The geopolitical Groundhog Day is still stuck on repeat.
NATO's quick and decisive responses also need to deter

The geopolitical Groundhog Day is still stuck on repeat. Each undeterred and unanswered escalation leads to another, bolder and more frequent. Each explanation for inaction becomes weaker and more elaborate.

This week I was honoured to join Financial Times chief foreign affairs columnist Gideon Rachman for the latest episode of his podcast. We discussed the implications of the incursions in more depth, and I hope our Western allies will soon pay more attention to the uncomfortable truths I listed.

Our Coalition of the Willing is still neither ready nor able. Our "quick and decisive" reactions need to be quicker and more decisive.

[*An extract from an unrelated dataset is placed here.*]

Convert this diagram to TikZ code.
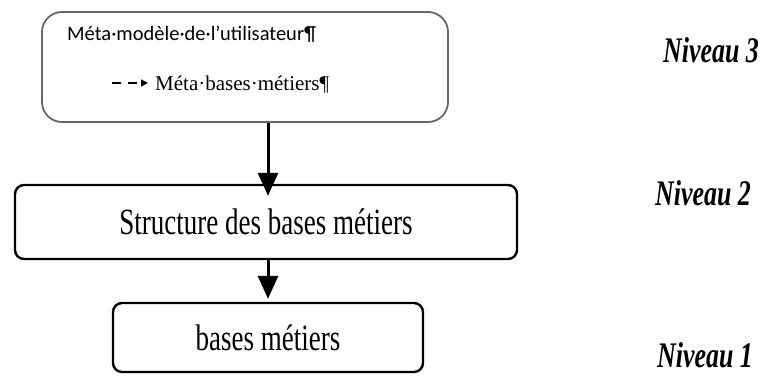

Ideally, they should be effective deterrents, so the attacks won't continue and we won't have to keep thinking of ways not to deal with them.

Friday's tweet about escalation drew a lot of attention and ended up being quoted by the BBC as a deep insight, which is strange, when you consider the utter simplicity of the observation I was making. It's like I tweeted that the sky is blue.

Many people responded by asking what exactly I suggest Western allies should be doing.

Well, I am sure there are many ways we could enforce a red line without triggering WWIII. Speaking at the recent YES conference in Kyiv I used the example of Taurus.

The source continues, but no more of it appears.